The new Reflection Centres for women would no longer be staffed by corrections officers.  They would be operated entirely by professionals and civilians.  Current prison officers would be given the opportunity to re-train as educators, vocational trainers, personal development facilitators or welfare workers, with those not availing themselves of the opportunity being re-designated as ‘security guards’ who would no longer work within the facility or be in contact with the women.  These staff would be re-deployed to security details on the perimeter.  All ‘prison-type’ security would begin and end at this perimeter which would be situated out of sight of the Centre.  Security concerns such as drugs or weapons can be easily addressed from this location but the hyper-surveillance and the hyper-vigilance of the previous corrections model has no place within a Reflection Centre.
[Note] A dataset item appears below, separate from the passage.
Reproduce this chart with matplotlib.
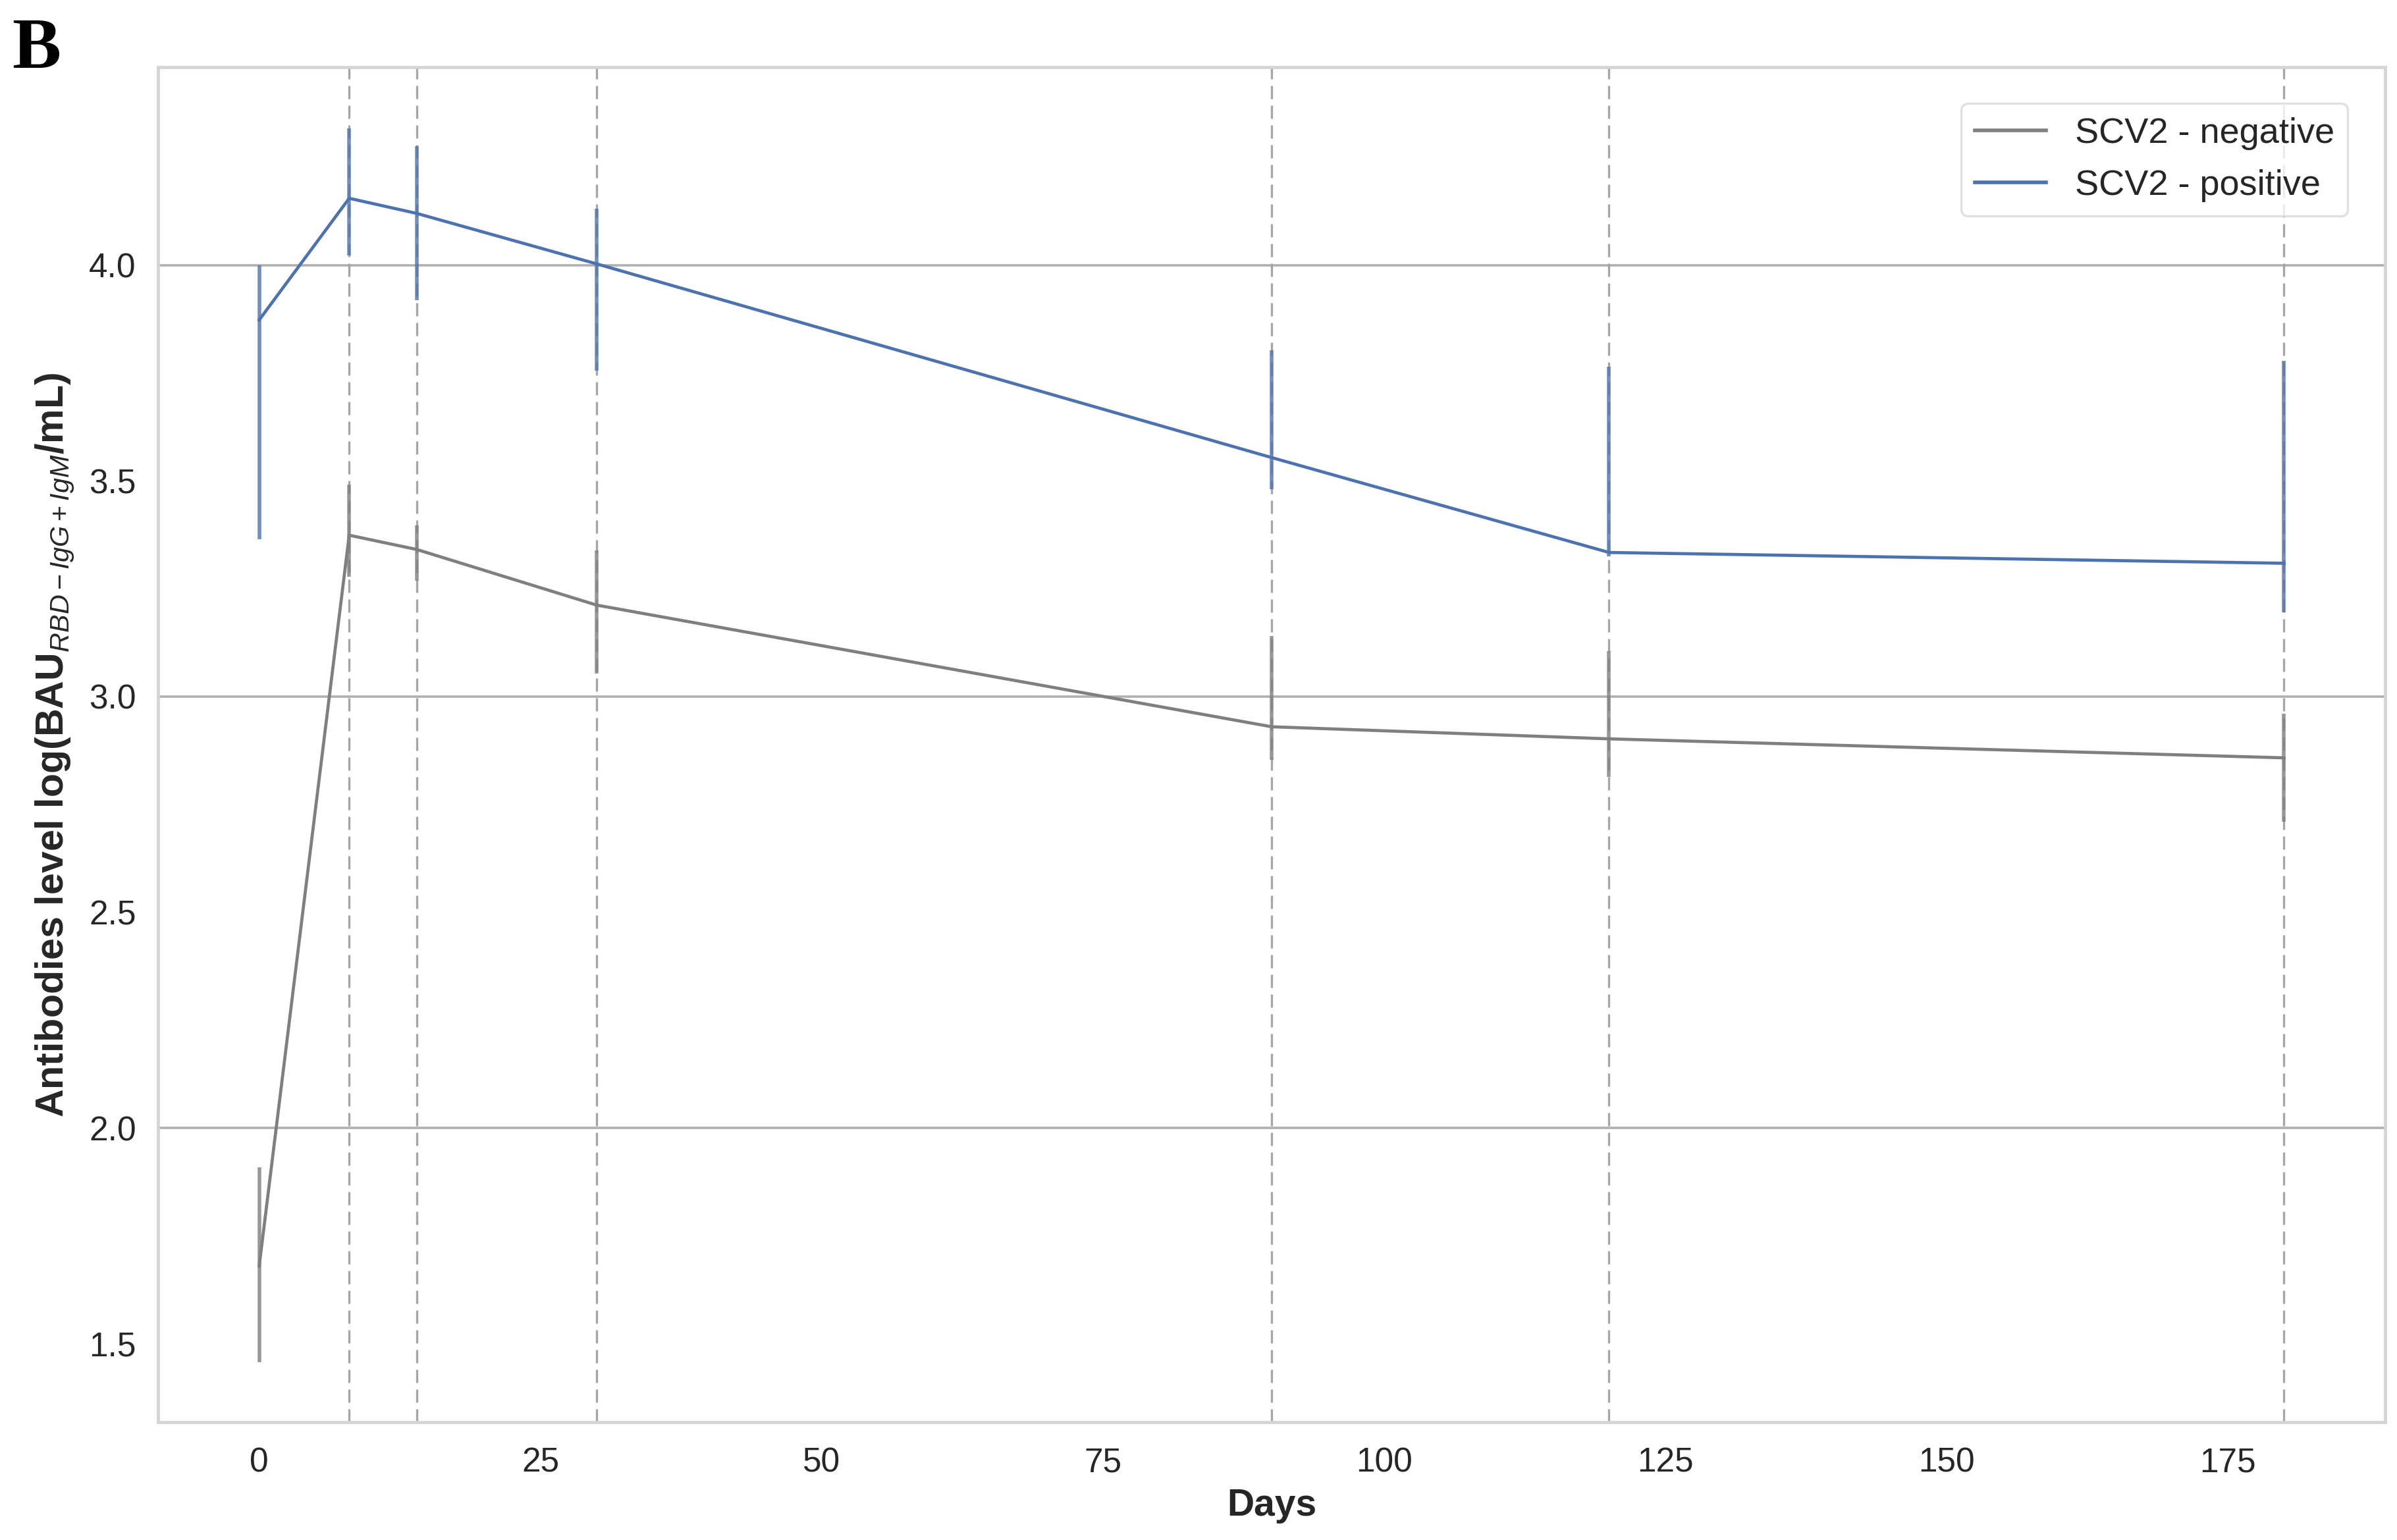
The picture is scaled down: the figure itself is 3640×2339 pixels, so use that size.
import matplotlib
matplotlib.use("Agg")
import matplotlib.pyplot as plt
from matplotlib.ticker import MultipleLocator, FormatStrFormatter
import numpy as np

# ---- data ----
days = [0, 8, 14, 30, 90, 120, 180]
marker_days = [8, 14, 30, 90, 120, 180]   # dashed reference lines
series_labels = ["SCV2 - negative", "SCV2 - positive"]

neg_mean = [1.680, 3.374, 3.341, 3.212, 2.930, 2.902, 2.858]
neg_low = [1.457, 3.278, 3.269, 3.054, 2.853, 2.814, 2.710]
neg_high = [1.909, 3.492, 3.397, 3.339, 3.140, 3.106, 2.960]

pos_mean = [3.873, 4.155, 4.120, 4.003, 3.554, 3.334, 3.309]
pos_low = [3.365, 4.022, 3.919, 3.756, 3.480, 3.325, 3.196]
pos_high = [4.000, 4.317, 4.276, 4.131, 3.803, 3.764, 3.779]

x_label = "Days"
y_label = r"Antibodies level log(BAU$_{RBD-IgG+IgM}$/mL)"
panel_letter = "B"

# ---- style ----
plt.rcParams["font.family"] = ["Liberation Sans", "DejaVu Sans"]
plt.rcParams["mathtext.fontset"] = "custom"
plt.rcParams["mathtext.rm"] = "Liberation Sans"
plt.rcParams["mathtext.it"] = "Liberation Sans:italic"
plt.rcParams["mathtext.bf"] = "Liberation Sans:bold"

colors = ["#7f7f7f", "#4c72b0"]
text_color = "#262626"

fig = plt.figure(figsize=(18.2, 11.695), dpi=200)
ax = fig.add_axes([0.0659, 0.0765, 0.9292, 0.8799])

for d in marker_days:
    ax.axvline(d, color="#a6a6a6", lw=1.2, linestyle=(0, (6, 3)), zorder=2)

groups = [(neg_mean, neg_low, neg_high), (pos_mean, pos_low, pos_high)]
for (m, lo, hi), c, lab in zip(groups, colors, series_labels):
    m = np.array(m); lo = np.array(lo); hi = np.array(hi)
    ax.plot(days, m, color=c, lw=1.7, label=lab, zorder=4)
    eb = ax.errorbar(days, m, yerr=[m - lo, hi - m], fmt="none", ecolor=c,
                     elinewidth=2.0, capsize=0, zorder=3, alpha=0.8)

ax.set_xlim(-9, 189)
ax.set_ylim(1.318, 4.459)
ax.xaxis.set_major_locator(MultipleLocator(25))
ax.yaxis.set_major_locator(MultipleLocator(0.5))
ax.yaxis.set_minor_locator(MultipleLocator(1.0))
ax.yaxis.remove_overlapping_locs = False
ax.yaxis.set_major_formatter(FormatStrFormatter("%.1f"))

ax.grid(False)
ax.yaxis.grid(True, which="minor", color="#b0b0b0", lw=1.3, zorder=0)
ax.set_axisbelow(True)

ax.tick_params(axis="both", which="both", length=0, labelsize=18.5,
               labelcolor=text_color)
ax.tick_params(axis="y", pad=12)
ax.tick_params(axis="x", pad=13.5)

for sp in ax.spines.values():
    sp.set_color("#d4d4d4")
    sp.set_linewidth(1.7)

ax.set_xlabel(x_label, fontsize=20.5, fontweight="bold", color=text_color,
              labelpad=5)
ax.set_ylabel(y_label, fontsize=21.3, fontweight="bold", color=text_color,
              labelpad=7)

leg = ax.legend(loc="upper right", bbox_to_anchor=(0.9832, 0.9733),
                borderaxespad=0, fontsize=19.5, frameon=True, fancybox=True,
                labelspacing=0.55, borderpad=0.38)
leg.get_frame().set_edgecolor("#d9d9d9")
leg.get_frame().set_linewidth(1.2)
for t in leg.get_texts():
    t.set_color(text_color)
for h in leg.get_lines():
    h.set_linewidth(2.0)

fig.text(0.005, 0.956, panel_letter, fontsize=40, fontweight="bold",
         family=["Liberation Serif", "DejaVu Serif"], color="black",
         ha="left", va="baseline")

fig.savefig("out.png", dpi=200, facecolor="white")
The new Reflection Centres will deliver arts programs, such as dance, theatre and music.  They will also offer educational programs, such as computers, graphic arts and other vocational courses, as well as secondary, TAFE and tertiary tuition.  There will be programs to support mothers and children (provision will be made at all Reflection Centres for children to remain with their mothers); drug and alcohol programs; specialised women’s health programs complete with visiting doctors and other health and mental health professionals; sports programs and leisure activities.  Non-government organisations would also be invited to involve themselves in Reflection Centre life, providing invaluable links with community and bringing a sense of ‘normalcy’ to the environment.
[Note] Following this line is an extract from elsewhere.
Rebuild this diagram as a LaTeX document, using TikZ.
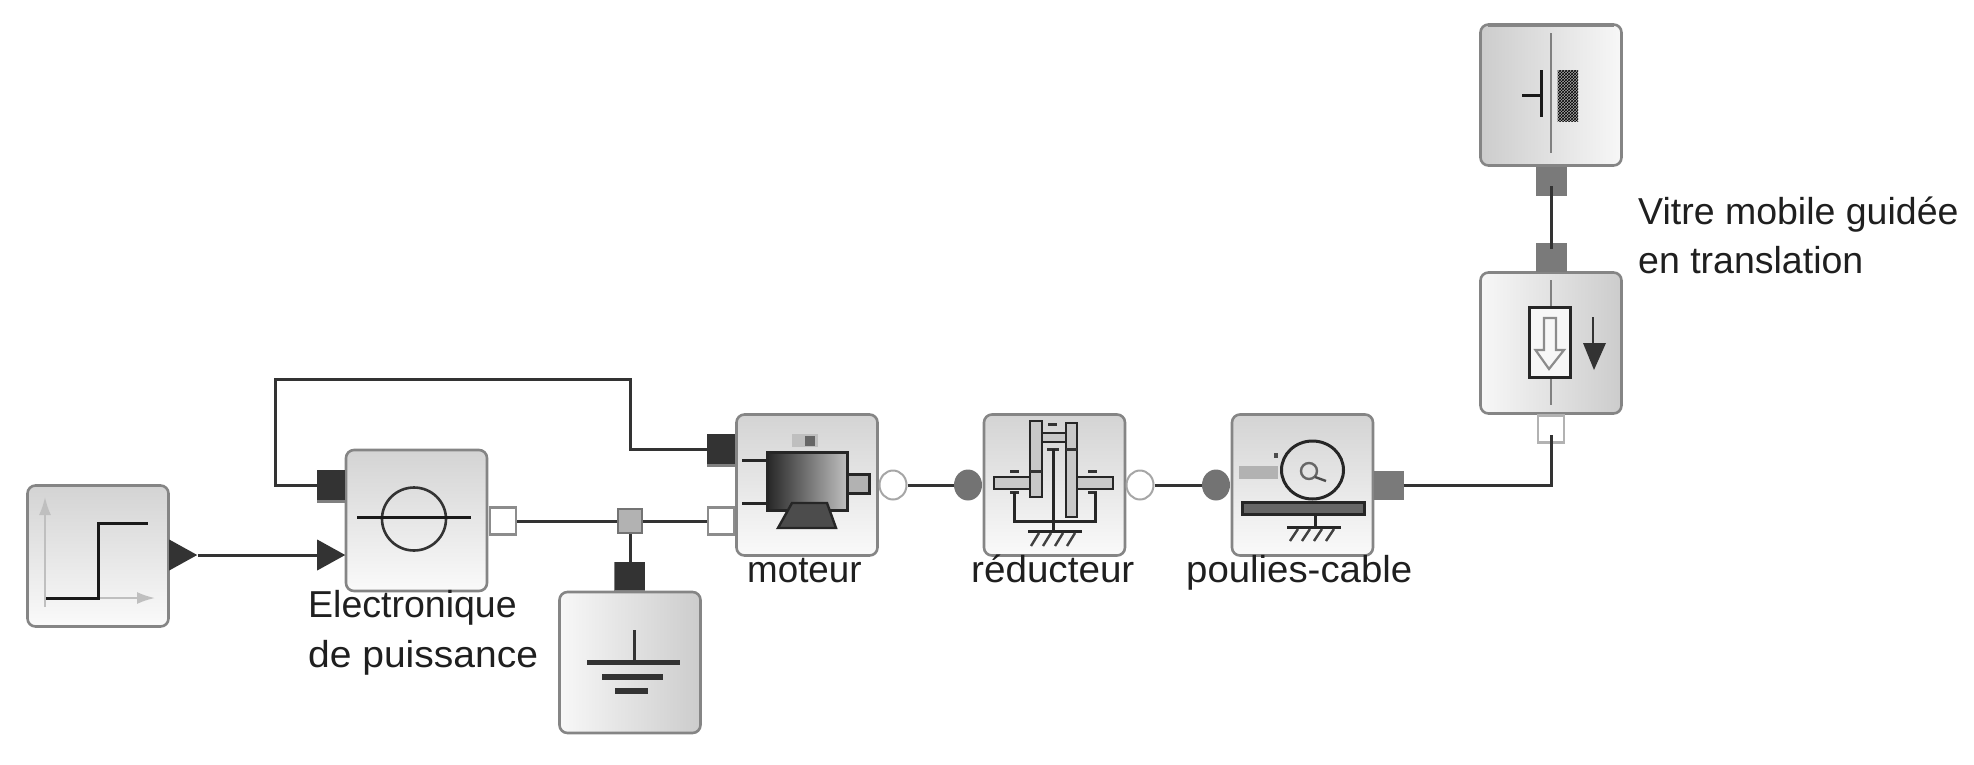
\documentclass[tikz,border=0pt]{standalone}
\usepackage{fontspec}
\usepackage{graphicx}
\setmainfont{Liberation Sans}
\usetikzlibrary{shapes.geometric,patterns,arrows.meta,calc}
\definecolor{ink}{HTML}{333333}
\definecolor{edge}{HTML}{858585}
\definecolor{mid}{HTML}{C8C8C8}
\tikzset{
  x=1pt,y=-1pt,
  block/.style={rectangle,rounded corners=8pt,draw=edge,line width=2.6pt,minimum width=141pt,minimum height=141pt,inner sep=0pt},
  blockv/.style={block,top color=black!17,bottom color=black!2},
  blockl/.style={block,left color=black!3,right color=black!20},
  blockr/.style={block,left color=black!20,right color=black!3},
  bport/.style={rectangle,fill=ink,inner sep=0pt,minimum width=28pt,minimum height=30pt},
  wport/.style={rectangle,draw=black!45,fill=white,line width=2.2pt,inner sep=0pt,minimum width=26pt,minimum height=27pt},
  gport/.style={rectangle,fill=black!52,inner sep=0pt,minimum width=30pt,minimum height=29pt},
  jport/.style={rectangle,draw=black!55,fill=black!30,line width=2.5pt,inner sep=0pt,minimum width=24pt,minimum height=24pt},
  wcirc/.style={ellipse,draw=black!35,fill=white,line width=2pt,inner sep=0pt,minimum width=27pt,minimum height=29pt},
  gcirc/.style={ellipse,fill=black!55,inner sep=0pt,minimum width=28pt,minimum height=31pt},
  tri/.style={isosceles triangle,isosceles triangle stretches,fill=ink,inner sep=0pt,minimum width=31pt,minimum height=28pt,shape border rotate=0,anchor=west},
  wire/.style={draw=ink,line width=3pt},
  ico/.style={draw=black!85,line width=3pt},
  lab/.style={anchor=base west,inner sep=0pt,text=black!88,font=\fontsize{37.5}{40}\selectfont},
  cpart/.style={draw=black!85,fill=mid,line width=2.4pt},
}
\begin{document}
\begin{tikzpicture}
\useasboundingbox (0,0) rectangle (1974,764);
% blocks
\node[blockv] (step) at (98,556) {};
\node[blockv] (elec) at (416.5,520.5) {};
\node[blockl] (gnd) at (630,662.5) {};
\node[blockv] (mot) at (807,485) {};
\node[blockv] (red) at (1054.5,485) {};
\node[blockv] (pou) at (1302.5,485) {};
\node[blockl] (mob) at (1551,343) {};
\node[blockr] (fix) at (1551,95) {};
\draw[edge,line width=3pt] (1488,25) -- (1614,25);
% port shadows
\fill[black!50] (317,470) rectangle (345,503);
\fill[black!50] (707,434) rectangle (735,467);
\fill[black!50] (614,562) rectangle (645,591);
% ports
\node[tri] (o1) at (169,555) {};
\node[tri] (i2) at (317,555) {};
\node[bport] (c2) at (331,485) {};
\node[wport] (o2) at (503,521) {};
\node[bport,minimum width=28pt] (c3) at (721,449) {};
\node[wport] (v3) at (721,521) {};
\node[jport] (j) at (630,521) {};
\node[bport,minimum width=30pt,minimum height=28pt] (g) at (630,576) {};
\node[wcirc] (o3) at (893,485) {};
\node[gcirc] (i4) at (968,485) {};
\node[wcirc] (o4) at (1140,485) {};
\node[gcirc] (i5) at (1216,485) {};
\node[gport] (o5) at (1388.5,485) {};
\node[wport,draw=black!30] (t6) at (1551,429) {};
\node[gport,minimum width=31pt] (b6) at (1551,257.5) {};
\node[gport,minimum width=31pt] (b7) at (1551,181) {};
% connectors
\draw[wire] (o1.east) -- (i2.west);
\draw[wire] (c2.west) -- (275.5,485) -- (275.5,379) -- (630,379) -- (630,449) -- (c3.west);
\draw[wire] (o2.east) -- (j.west);
\draw[wire] (j.east) -- (v3.west);
\draw[wire] (j.south) -- (g.north);
\draw[wire] (o3.east) -- (i4.west);
\draw[wire] (o4.east) -- (i5.west);
\draw[wire] (o5.east) -- (1551,485) -- ($(t6.center)+(0,6)$);
\draw[wire] ($(b7.center)+(0,5)$) -- ($(b6.center)+(0,-9)$);
% step icon
\draw[black!25,line width=2pt,-{Latex[length=18pt,width=12pt]}] (45,607) -- (45,497);
\draw[black!25,line width=2pt,-{Latex[length=18pt,width=12pt]}] (45,598) -- (155,598);
\draw[black!90,line width=3pt] (46,598) -- (98,598) -- (98,523) -- (148,523);
% source icon
\draw[black!80,line width=2.6pt] (414,519) ellipse (32 and 31.5);
\draw[black!90,line width=3pt] (357,517) -- (471,517);
% ground icon
\draw[ink,line width=3pt] (634,630) -- (634,662);
\draw[ink,line width=5.5pt] (587,662.5) -- (680,662.5);
\draw[ink,line width=5.5pt] (602,677) -- (663,677);
\draw[ink,line width=5.5pt] (615,691) -- (648,691);
% motor icon
\fill[black!25] (792,434) rectangle (818,447);
\fill[black!60] (805,436) rectangle (815,446);
\draw[ico] (742,460) -- (767,460);
\draw[ico] (742,503) -- (767,503);
\draw[ico,fill=black!30] (847,474) rectangle (869,493);
\shade[left color=black!85,right color=black!25] (767,452) rectangle (847,510);
\draw[ico] (767,452) rectangle (847,510);
\draw[ico,fill=black!70,line width=2.4pt] (792,503) -- (827,503) -- (836,528) -- (778,528) -- cycle;
% reducer icon
\draw[cpart] (1030,421) rectangle (1042,497);
\draw[cpart] (1066,423) rectangle (1077,517);
\draw[cpart] (1042,433) rectangle (1066,442);
\draw[cpart] (994,477) rectangle (1030,489);
\draw[cpart] (1077,477) rectangle (1113,489);
\draw[ink,line width=3pt] (1030,471) -- (1042,471);
\draw[ink,line width=3pt] (1066,449) -- (1077,449);
\draw[ink,line width=3pt] (1048,424) -- (1057,424);
\draw[ink,line width=3pt] (1047,449) -- (1059,449);
\draw[ink,line width=3pt] (1010,471) -- (1019,471);
\draw[ink,line width=3pt] (1088,471) -- (1097,471);
\draw[ink,line width=3pt] (1010,492) -- (1019,492);
\draw[ink,line width=3pt] (1088,492) -- (1097,492);
\draw[ico] (1014,492) -- (1014,521) -- (1095,521) -- (1095,492);
\draw[ico] (1053,449) -- (1053,531);
\draw[ico] (1028,531) -- (1082,531);
\foreach \h in {1031,1043,1055,1067}{\draw[black!75,line width=2.4pt] (\h+8,533) -- (\h,546);}
% pulley icon
\fill[black!30] (1239,466) rectangle (1278,479);
\draw[black!85,line width=3pt] (1312.5,470) ellipse (31 and 29);
\draw[black!60,line width=2.4pt] (1309,471) circle (8);
\draw[black!70,line width=2.4pt] (1315,477) -- (1326,481);
\fill[black!70] (1274,453) rectangle (1278,458);
\draw[ico,fill=black!60] (1242,502) rectangle (1364,514);
\draw[ico] (1315,514) -- (1315,527);
\draw[ico] (1287,527) -- (1341,527);
\foreach \h in {1290,1302,1314,1326}{\draw[black!75,line width=2.4pt] (\h+8,529) -- (\h,541);}
% wall icon
\draw[black!50,line width=2.4pt] (1551,33) -- (1551,153);
\draw[black!90,line width=3pt] (1541,70) -- (1541,117);
\draw[black!90,line width=3pt] (1522,95) -- (1541,95);
\fill[black!35] (1557.5,70) rectangle (1578,121);
\fill[pattern=crosshatch,pattern color=black] (1557.5,70) rectangle (1578,121);
% translator icon
\draw[black!50,line width=2.4pt] (1551,280) -- (1551,405);
\draw[black!85,line width=3pt,fill=black!3] (1529,307) rectangle (1570,377);
\draw[black!45,line width=2.2pt] (1544,318) -- (1556,318) -- (1556,350) -- (1564,350) -- (1549,369) -- (1535.5,350) -- (1544,350) -- cycle;
\draw[ink,line width=2.4pt] (1593,317) -- (1593,345);
\fill[ink] (1583,343) -- (1606,343) -- (1594,370) -- cycle;
% labels
\node[lab] (t1) at (308,617) {Electronique};
\node[lab] (t2) at (308,667) {\scalebox{1.04}[1]{de puissance}};
\node[lab] (t3) at (747,582) {\scalebox{0.98}[1]{moteur}};
\node[lab] (t4) at (971,582) {\scalebox{1.03}[1]{réducteur}};
\node[lab] (t5) at (1186,582) {\scalebox{1.023}[1]{poulies-cable}};
\node[lab] (t6b) at (1638,224) {Vitre mobile guidée};
\node[lab] (t7) at (1638,273) {en translation};
\end{tikzpicture}
\end{document}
Lastly, but most importantly of all, there will be specialist counselling and personal development programs to enlighten, empower and enable women, to heal them and make them whole.  After all, isn’t that what re-integration means, to return the ‘part’ to the ‘whole’?  What good is it to the ‘whole’ if we continually return damaged or broken people?

In view of this, there will be no ‘stick’.  Participation in any Reflection Centre activity will be entirely voluntary.  However, there will be a ‘carrot’ – in the form of a revamped remission system whereby early ‘graduation’ can be earned through voluntary participation in educational or therapeutic programs and the necessity for post-graduation ‘supervision’ limited or lessened.

But, in nearing the end of this article, I’m getting a little ahead of myself.  ’Offenders’ would first need to be referred to Reflection Centres by the Courts and for that to happen with any degree of success, the judiciary, the media, in fact the whole of society, would need to ‘do a 180°’ in their perceptions of the current corrections model and embrace, wholeheartedly, my own vision of ‘justice’.

Perhaps they just need a little time for reflection… Joy to the fishes in the deep blue sea, Joy, to you and me…

Vickie Roach is completing a PhD at Swinburne University and works at the Koorie Heritage Trust.  She completed a four-year prison term at the Dame Phyllis Frost Centre in 2008.  In 2007, Ms Roach established a constitutional right to vote in the watershed High Court decision in Roach v Australian Electoral Commission [2007] HCA 43.